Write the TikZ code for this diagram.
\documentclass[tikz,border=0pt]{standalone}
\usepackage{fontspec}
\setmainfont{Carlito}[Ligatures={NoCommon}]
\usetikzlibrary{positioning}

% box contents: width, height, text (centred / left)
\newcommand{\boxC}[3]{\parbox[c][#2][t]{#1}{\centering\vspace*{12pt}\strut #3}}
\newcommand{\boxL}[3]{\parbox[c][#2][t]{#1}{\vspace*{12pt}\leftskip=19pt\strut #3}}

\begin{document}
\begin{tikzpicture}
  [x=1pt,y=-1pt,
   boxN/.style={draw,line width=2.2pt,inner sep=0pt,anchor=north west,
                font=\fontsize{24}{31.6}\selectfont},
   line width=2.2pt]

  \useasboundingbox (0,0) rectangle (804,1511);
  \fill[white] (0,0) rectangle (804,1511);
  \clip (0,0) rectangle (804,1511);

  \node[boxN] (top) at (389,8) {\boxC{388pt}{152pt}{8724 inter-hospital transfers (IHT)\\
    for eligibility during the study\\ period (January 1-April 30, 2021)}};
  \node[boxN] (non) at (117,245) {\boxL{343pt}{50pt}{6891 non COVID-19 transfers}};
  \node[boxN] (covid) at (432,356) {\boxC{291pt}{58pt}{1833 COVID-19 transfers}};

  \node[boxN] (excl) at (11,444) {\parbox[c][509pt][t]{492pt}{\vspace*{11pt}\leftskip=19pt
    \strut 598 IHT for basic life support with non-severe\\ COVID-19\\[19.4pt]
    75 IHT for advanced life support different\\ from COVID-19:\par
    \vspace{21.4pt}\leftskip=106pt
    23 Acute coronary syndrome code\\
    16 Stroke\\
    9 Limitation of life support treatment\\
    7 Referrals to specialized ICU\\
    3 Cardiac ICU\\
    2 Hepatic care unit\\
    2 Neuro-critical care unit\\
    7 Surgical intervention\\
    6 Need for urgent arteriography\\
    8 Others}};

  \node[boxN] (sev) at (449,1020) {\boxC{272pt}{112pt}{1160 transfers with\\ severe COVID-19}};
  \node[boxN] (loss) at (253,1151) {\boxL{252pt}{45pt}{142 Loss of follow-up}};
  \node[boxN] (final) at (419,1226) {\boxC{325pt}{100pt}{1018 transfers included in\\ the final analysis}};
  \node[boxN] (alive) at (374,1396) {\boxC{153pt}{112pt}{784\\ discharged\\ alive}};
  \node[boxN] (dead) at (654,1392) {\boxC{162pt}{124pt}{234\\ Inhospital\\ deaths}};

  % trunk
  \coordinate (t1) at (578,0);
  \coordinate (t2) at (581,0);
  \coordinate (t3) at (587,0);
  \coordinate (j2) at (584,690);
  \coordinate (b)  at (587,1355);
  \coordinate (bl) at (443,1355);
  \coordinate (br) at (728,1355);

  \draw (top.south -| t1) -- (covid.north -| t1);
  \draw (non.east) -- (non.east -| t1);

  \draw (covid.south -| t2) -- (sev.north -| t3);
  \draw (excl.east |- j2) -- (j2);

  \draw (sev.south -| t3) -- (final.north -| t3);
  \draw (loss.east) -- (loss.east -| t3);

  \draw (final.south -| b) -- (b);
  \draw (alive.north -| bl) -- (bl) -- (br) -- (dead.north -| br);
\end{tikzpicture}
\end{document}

----------------------------------------

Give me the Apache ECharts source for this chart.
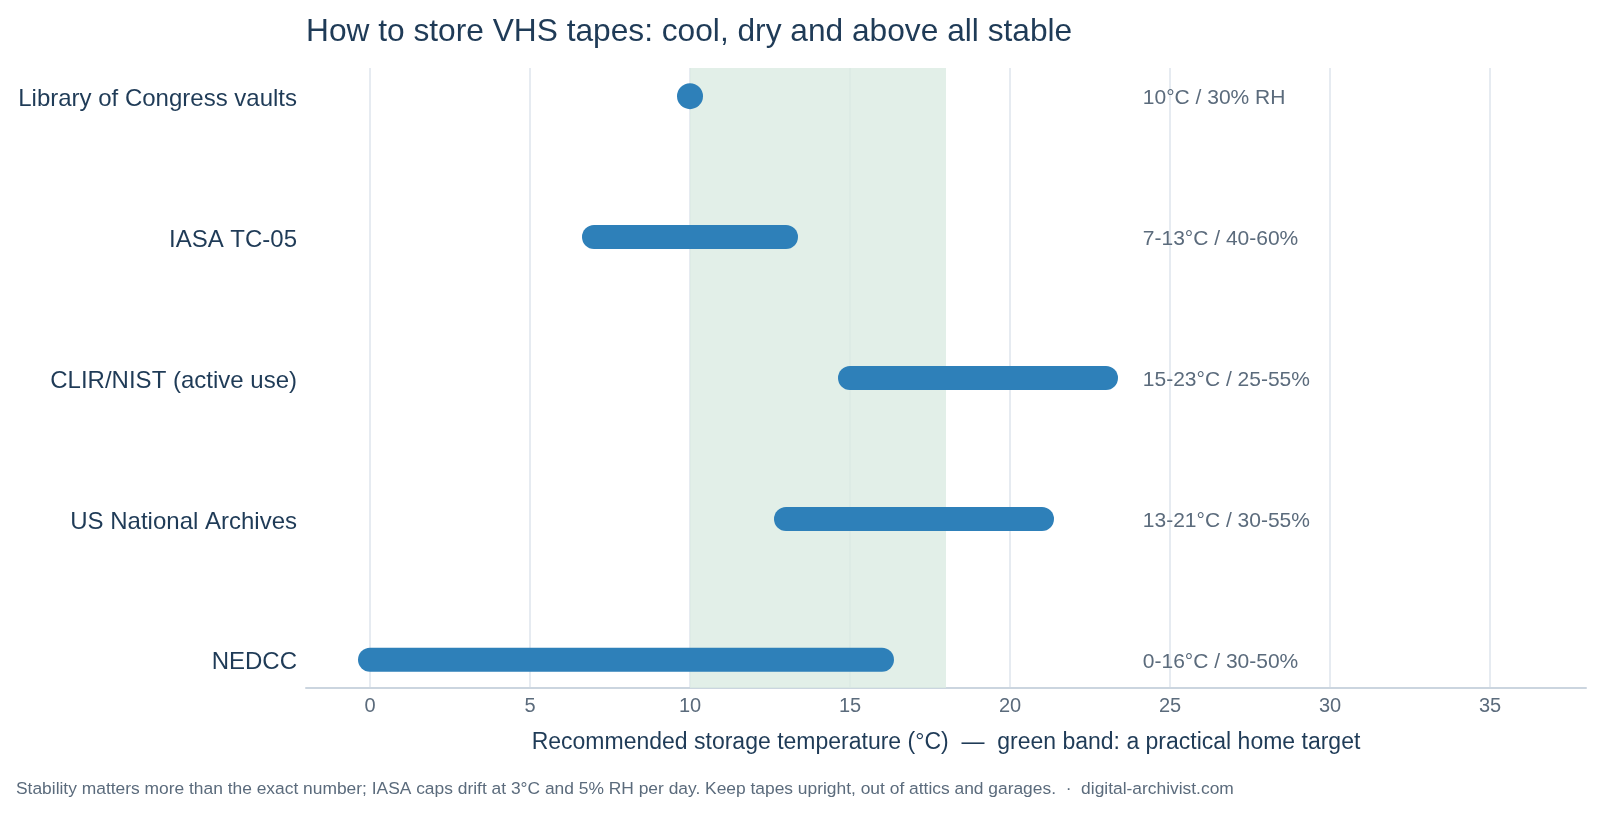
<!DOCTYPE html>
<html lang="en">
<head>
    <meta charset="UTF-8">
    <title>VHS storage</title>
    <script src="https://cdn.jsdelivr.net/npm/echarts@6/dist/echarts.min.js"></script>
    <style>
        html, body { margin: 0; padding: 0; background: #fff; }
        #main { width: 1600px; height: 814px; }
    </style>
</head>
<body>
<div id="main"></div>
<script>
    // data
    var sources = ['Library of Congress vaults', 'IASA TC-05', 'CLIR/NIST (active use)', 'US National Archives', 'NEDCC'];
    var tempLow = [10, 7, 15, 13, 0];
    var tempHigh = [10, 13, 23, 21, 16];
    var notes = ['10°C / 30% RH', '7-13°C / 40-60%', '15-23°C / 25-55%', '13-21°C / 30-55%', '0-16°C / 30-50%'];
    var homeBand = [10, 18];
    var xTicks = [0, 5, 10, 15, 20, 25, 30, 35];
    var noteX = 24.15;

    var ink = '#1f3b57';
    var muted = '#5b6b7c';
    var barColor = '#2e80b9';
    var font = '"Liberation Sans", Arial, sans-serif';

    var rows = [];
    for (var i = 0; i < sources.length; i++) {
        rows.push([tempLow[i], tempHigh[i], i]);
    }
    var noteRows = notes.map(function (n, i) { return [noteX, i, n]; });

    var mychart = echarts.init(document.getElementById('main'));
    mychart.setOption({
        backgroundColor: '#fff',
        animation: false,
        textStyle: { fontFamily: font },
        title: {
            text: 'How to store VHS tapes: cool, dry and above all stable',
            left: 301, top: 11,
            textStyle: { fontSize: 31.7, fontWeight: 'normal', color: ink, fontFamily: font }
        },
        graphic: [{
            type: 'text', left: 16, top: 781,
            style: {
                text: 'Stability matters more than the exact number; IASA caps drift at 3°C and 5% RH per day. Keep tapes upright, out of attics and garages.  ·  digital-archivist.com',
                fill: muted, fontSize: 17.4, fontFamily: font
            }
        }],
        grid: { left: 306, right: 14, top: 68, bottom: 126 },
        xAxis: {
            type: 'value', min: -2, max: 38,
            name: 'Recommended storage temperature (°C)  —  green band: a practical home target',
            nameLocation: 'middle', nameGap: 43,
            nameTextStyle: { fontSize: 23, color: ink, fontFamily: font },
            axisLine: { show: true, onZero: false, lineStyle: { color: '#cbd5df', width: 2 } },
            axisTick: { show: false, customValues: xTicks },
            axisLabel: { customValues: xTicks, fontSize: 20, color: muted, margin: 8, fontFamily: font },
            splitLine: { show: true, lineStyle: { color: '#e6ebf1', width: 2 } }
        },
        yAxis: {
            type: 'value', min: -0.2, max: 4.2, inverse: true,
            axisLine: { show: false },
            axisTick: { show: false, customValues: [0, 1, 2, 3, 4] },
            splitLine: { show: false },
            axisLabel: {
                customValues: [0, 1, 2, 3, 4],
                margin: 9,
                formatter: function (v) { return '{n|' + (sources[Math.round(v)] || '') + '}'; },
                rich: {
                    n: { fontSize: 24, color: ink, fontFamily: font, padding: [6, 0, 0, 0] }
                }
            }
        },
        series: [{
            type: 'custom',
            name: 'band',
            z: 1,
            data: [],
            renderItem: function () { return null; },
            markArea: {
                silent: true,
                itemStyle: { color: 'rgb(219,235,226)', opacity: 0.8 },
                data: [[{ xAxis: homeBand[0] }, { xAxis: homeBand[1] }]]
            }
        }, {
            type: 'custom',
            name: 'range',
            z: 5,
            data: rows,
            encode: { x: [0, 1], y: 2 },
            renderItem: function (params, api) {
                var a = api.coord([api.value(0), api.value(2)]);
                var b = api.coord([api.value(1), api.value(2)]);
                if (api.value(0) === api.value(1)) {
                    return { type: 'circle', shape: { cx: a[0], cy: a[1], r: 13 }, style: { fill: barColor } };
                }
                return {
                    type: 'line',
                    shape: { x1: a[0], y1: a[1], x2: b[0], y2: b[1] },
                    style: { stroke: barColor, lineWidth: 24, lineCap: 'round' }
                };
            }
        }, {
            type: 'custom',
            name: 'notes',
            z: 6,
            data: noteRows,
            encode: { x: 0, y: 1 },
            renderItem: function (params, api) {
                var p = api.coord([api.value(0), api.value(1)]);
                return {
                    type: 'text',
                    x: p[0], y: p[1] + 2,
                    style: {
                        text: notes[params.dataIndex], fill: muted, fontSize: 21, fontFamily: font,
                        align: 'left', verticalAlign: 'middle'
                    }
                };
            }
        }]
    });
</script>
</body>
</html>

----------------------------------------

• What to do
Among the entries above, find the line with "Write the TikZ code for this diagram." and the line with "(covid) at (432,356)"; give again exactly these two lines and all lines between them.

• Final answer
Write the TikZ code for this diagram.
\documentclass[tikz,border=0pt]{standalone}
\usepackage{fontspec}
\setmainfont{Carlito}[Ligatures={NoCommon}]
\usetikzlibrary{positioning}

% box contents: width, height, text (centred / left)
\newcommand{\boxC}[3]{\parbox[c][#2][t]{#1}{\centering\vspace*{12pt}\strut #3}}
\newcommand{\boxL}[3]{\parbox[c][#2][t]{#1}{\vspace*{12pt}\leftskip=19pt\strut #3}}

\begin{document}
\begin{tikzpicture}
  [x=1pt,y=-1pt,
   boxN/.style={draw,line width=2.2pt,inner sep=0pt,anchor=north west,
                font=\fontsize{24}{31.6}\selectfont},
   line width=2.2pt]

  \useasboundingbox (0,0) rectangle (804,1511);
  \fill[white] (0,0) rectangle (804,1511);
  \clip (0,0) rectangle (804,1511);

  \node[boxN] (top) at (389,8) {\boxC{388pt}{152pt}{8724 inter-hospital transfers (IHT)\\
    for eligibility during the study\\ period (January 1-April 30, 2021)}};
  \node[boxN] (non) at (117,245) {\boxL{343pt}{50pt}{6891 non COVID-19 transfers}};
  \node[boxN] (covid) at (432,356) {\boxC{291pt}{58pt}{1833 COVID-19 transfers}};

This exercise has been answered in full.